I just completed a meditation from the first step of the 30 day sobriety solution. Wow. What a powerful experience that was.
In the first component we time traveled into the future, a future where I was still drinking. 5 years from now. I saw myself, bags under the eyes and the sadness in my spirit. I didn’t see Karl in my vision. I’m not sure what happened with him but I can guarantee that i pushed him away. I wasn’t even close to accomplishing my dream: the adult childrens book. I never went back to school. So much that I had to look forward too never completed. Struggling with my weight. It was painful to see future Laura like that. I wanted to hug her and tell her I was sorry.
In the second component we time travelled to our future sober self. The first part was to envision ourselves a year from now. I saw myself in my wedding dress, a year of recovery already under my belt, which is how I’ve always envisioned myself at my wedding. Thriving in recovery. I’ve got the best body I’ve ever had, the strongest relationship I’ve ever had (because we both made it through this), and I’m happy. So, freakin, happy.

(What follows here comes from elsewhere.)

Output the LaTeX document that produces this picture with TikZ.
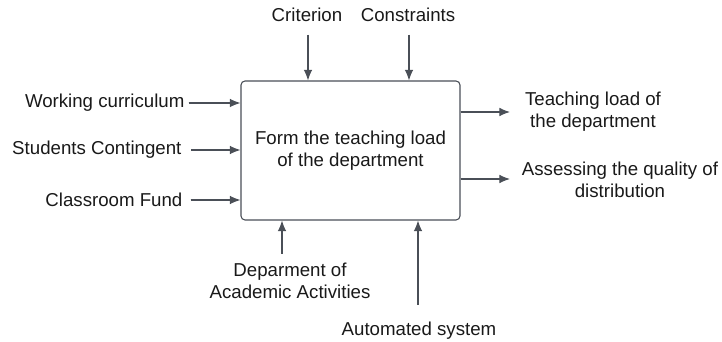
\documentclass[tikz,border=0pt]{standalone}
\usepackage{fontspec}
\setmainfont{Liberation Sans}
\usetikzlibrary{arrows.meta,positioning}
\definecolor{linegray}{HTML}{4A4F57}
\definecolor{headgray}{HTML}{343A42}

\begin{document}
\begin{tikzpicture}[x=0.75pt,y=-0.75pt]
\tikzstyle{func}=[rectangle, rounded corners=3pt, draw=linegray, line width=0.8pt, minimum width=164.25pt, minimum height=104.25pt, align=center, font=\fontsize{14}{16.5}\selectfont, text=black!90]
\tikzstyle{lbl}=[font=\fontsize{14}{16.5}\selectfont, text=black!90, align=center, inner sep=1pt]
\tikzstyle{connect}=[-{Latex[length=8pt,width=6.5pt]}, draw=linegray, fill=headgray, line width=0.8pt]
\useasboundingbox (0,0) rectangle (722,342);
  \node[func] (box) at (350.5,150.5) {Form the teaching load\\of the department};
% inputs
  \node[lbl, anchor=east] (wc) at (186,103) {Working curriculum};
  \node[lbl, anchor=east] (sc) at (183,150) {Students Contingent};
  \node[lbl, anchor=east] (cf) at (184,200) {Classroom Fund};
% controls
  \node[lbl] (crit) at (307,15) {Criterion};
  \node[lbl] (cons) at (408,15) {Constraints};
  \coordinate (critin) at (308,35);
  \coordinate (consin) at (409,35);
% outputs
  \node[lbl] (tl) at (593,112) {Teaching load of\\the department};
  \node[lbl] (aq) at (620,180) {Assessing the quality of\\distribution};
  \coordinate (tlout) at (510,112);
  \coordinate (aqout) at (510,179);
% mechanisms
  \node[lbl] (dep) at (290,281) {Deparment of\\Academic Activities};
  \node[lbl] (auto) at (419,331) {Automated system};
  \coordinate (depin) at (282,254);
  \coordinate (autoin) at (418,305);
\path (wc.east) edge[connect, shorten <=2pt] (wc -| box.west)
      (sc.east) edge[connect, shorten <=6pt] (sc -| box.west)
      (cf.east) edge[connect, shorten <=5pt] (cf -| box.west)
      (critin) edge[connect] (critin |- box.north)
      (consin) edge[connect] (consin |- box.north)
      ;
\draw[connect] (box.east |- tlout) -- (tlout);
\draw[connect] (box.east |- aqout) -- (aqout);
\draw[connect] (depin) -- (depin |- box.south);
\draw[connect] (autoin) -- (autoin |- box.south);
\end{tikzpicture}
\end{document}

Then I went 5 years ahead. I saw myself in our new house. Our dog. I’ve gone back to school and I’ve just published my book. I’m holding my first hardcover in my hands. It’s amazing. My hair is really long and wavy. I am overwhelmed with gratitude. I’m starting to help other people. I’m really starting to become a role model and mentor for others.
10 years ahead was a lot harder for me to envision. All I could really see was a very fit person, and someone who has done a ton of spiritual work. I am a light being.
At the end of the meditation I floated back over all the different Lauras, and when I floated past the year from now Laura, in her white lace dress, I reached out and held her hand, and told her I would be seeing her soon. I started to shake with tears as this happened, because the vision was so powerful and so moving.